EXERCISE: Write out the listing, please, but only from its first line through the line containing "2.5e6, 2.86e8, 2.86e6];", exactly as given and without pictures.

--- start of DATASET CONTENT ---

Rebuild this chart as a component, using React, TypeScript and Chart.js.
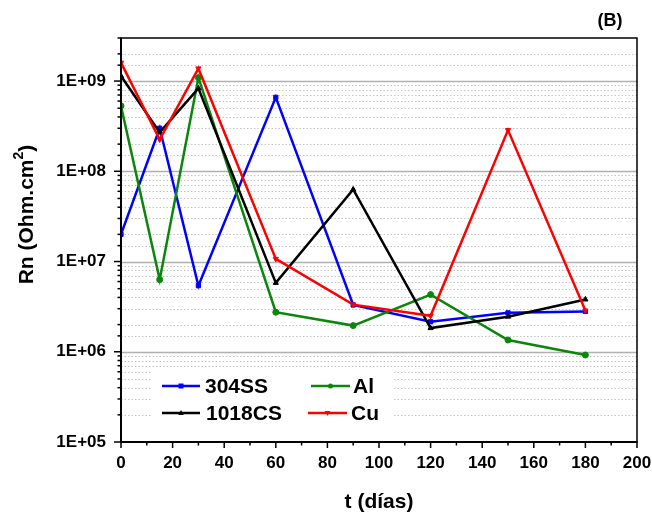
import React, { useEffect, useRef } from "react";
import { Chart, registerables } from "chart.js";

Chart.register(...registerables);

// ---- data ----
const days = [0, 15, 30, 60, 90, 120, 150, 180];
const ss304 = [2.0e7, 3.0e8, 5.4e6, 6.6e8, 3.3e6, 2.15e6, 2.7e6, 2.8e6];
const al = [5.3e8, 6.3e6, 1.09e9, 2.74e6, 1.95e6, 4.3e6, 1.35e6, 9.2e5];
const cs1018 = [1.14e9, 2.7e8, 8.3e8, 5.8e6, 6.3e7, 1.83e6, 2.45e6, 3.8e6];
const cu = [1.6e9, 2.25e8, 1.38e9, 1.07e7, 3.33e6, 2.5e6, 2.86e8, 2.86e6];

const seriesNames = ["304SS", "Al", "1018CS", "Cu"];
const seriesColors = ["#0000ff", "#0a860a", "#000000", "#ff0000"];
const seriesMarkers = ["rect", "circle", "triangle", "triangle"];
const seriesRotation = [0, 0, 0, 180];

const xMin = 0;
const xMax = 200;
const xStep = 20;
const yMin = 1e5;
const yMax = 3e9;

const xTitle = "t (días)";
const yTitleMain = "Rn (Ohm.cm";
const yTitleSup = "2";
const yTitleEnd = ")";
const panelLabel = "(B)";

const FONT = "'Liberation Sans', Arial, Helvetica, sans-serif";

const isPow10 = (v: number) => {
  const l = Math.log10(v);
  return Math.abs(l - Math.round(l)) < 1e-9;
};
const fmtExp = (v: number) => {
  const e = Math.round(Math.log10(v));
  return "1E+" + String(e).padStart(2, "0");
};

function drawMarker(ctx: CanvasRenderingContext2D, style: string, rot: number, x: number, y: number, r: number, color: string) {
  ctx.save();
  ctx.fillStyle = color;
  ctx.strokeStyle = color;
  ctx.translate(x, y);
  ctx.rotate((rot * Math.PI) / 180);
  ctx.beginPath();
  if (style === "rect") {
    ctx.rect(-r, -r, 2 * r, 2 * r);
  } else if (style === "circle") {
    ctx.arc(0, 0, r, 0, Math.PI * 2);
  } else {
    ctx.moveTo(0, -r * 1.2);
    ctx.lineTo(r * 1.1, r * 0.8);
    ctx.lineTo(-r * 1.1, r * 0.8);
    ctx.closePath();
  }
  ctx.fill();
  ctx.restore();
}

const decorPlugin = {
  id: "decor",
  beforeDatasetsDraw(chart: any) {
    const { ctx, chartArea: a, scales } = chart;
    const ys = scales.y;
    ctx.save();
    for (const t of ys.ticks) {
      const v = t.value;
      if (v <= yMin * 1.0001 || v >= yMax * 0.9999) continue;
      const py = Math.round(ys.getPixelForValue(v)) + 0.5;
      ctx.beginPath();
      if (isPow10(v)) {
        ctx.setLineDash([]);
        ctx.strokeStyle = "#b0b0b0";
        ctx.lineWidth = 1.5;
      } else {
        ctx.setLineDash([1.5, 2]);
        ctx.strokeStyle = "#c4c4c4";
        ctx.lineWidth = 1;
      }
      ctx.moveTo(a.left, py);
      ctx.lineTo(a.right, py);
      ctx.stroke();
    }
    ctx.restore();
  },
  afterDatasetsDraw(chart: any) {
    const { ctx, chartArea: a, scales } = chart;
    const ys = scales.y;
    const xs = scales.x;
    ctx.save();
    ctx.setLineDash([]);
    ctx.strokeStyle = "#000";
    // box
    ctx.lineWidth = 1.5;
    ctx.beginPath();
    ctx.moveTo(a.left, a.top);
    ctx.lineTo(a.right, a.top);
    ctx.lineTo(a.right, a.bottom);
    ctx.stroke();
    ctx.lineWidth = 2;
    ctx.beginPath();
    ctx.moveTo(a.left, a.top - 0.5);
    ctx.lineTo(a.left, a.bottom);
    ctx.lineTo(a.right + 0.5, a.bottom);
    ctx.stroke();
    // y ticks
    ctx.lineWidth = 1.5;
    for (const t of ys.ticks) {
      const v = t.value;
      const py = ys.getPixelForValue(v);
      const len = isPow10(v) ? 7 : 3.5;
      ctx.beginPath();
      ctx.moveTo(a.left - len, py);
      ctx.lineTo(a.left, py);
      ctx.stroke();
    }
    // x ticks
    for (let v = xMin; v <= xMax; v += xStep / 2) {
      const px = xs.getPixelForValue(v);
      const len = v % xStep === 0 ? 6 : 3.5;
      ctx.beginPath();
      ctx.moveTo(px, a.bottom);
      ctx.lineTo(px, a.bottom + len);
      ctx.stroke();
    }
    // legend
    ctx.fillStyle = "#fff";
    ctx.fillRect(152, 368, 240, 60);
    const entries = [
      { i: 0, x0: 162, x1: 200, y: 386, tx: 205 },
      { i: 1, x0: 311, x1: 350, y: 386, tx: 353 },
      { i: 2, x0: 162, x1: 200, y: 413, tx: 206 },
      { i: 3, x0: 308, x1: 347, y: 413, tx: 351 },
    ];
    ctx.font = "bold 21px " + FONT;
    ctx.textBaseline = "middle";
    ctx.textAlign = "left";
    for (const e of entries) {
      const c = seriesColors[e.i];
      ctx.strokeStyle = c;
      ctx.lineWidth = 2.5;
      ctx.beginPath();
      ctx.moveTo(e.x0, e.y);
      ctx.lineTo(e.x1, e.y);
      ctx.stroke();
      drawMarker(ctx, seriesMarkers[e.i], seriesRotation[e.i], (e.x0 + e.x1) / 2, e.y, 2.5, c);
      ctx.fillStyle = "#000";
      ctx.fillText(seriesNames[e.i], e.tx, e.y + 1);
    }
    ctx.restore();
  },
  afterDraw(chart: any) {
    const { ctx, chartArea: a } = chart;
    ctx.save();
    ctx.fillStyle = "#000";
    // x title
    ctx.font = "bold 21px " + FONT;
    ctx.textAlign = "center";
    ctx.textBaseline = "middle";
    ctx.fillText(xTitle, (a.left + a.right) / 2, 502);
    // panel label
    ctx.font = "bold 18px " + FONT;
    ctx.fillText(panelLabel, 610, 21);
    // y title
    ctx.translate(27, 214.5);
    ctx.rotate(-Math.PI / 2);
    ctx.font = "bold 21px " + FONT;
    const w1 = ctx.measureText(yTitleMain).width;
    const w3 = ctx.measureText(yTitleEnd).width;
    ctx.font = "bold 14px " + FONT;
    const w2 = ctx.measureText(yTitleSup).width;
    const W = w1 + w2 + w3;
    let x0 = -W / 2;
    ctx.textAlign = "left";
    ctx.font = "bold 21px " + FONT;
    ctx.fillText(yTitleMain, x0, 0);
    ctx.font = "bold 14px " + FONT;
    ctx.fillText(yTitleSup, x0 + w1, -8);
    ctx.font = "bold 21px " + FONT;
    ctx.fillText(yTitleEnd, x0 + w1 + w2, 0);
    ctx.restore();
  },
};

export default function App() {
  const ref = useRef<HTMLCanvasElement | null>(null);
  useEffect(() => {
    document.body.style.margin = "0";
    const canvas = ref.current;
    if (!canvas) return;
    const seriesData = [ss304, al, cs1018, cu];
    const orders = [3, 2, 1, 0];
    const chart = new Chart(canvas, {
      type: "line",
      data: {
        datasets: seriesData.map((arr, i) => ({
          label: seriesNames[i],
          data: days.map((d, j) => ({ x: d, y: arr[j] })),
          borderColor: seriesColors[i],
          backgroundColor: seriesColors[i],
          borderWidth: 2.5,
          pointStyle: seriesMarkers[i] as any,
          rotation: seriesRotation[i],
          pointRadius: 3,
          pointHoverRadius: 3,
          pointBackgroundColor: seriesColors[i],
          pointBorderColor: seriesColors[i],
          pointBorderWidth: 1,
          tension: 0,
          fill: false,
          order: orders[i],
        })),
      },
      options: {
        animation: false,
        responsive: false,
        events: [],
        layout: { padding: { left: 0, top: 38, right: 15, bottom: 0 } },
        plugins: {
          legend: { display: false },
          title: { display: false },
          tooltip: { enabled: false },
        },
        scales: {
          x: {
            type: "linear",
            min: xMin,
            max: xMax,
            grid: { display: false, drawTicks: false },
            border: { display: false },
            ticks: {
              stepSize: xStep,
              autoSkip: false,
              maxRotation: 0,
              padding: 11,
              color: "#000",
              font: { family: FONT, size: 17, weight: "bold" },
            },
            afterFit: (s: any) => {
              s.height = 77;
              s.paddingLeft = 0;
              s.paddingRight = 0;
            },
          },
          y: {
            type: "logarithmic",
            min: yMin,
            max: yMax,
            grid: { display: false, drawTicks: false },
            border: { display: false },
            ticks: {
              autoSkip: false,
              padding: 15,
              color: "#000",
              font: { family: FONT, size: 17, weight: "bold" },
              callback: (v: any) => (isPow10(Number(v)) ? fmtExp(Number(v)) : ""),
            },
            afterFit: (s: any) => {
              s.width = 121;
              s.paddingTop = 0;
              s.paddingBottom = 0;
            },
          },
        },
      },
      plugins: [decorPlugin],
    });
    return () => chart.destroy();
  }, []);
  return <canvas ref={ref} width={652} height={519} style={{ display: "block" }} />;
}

--- end of DATASET CONTENT ---

TASK OUTPUT:
Rebuild this chart as a component, using React, TypeScript and Chart.js.
import React, { useEffect, useRef } from "react";
import { Chart, registerables } from "chart.js";

Chart.register(...registerables);

// ---- data ----
const days = [0, 15, 30, 60, 90, 120, 150, 180];
const ss304 = [2.0e7, 3.0e8, 5.4e6, 6.6e8, 3.3e6, 2.15e6, 2.7e6, 2.8e6];
const al = [5.3e8, 6.3e6, 1.09e9, 2.74e6, 1.95e6, 4.3e6, 1.35e6, 9.2e5];
const cs1018 = [1.14e9, 2.7e8, 8.3e8, 5.8e6, 6.3e7, 1.83e6, 2.45e6, 3.8e6];
const cu = [1.6e9, 2.25e8, 1.38e9, 1.07e7, 3.33e6, 2.5e6, 2.86e8, 2.86e6];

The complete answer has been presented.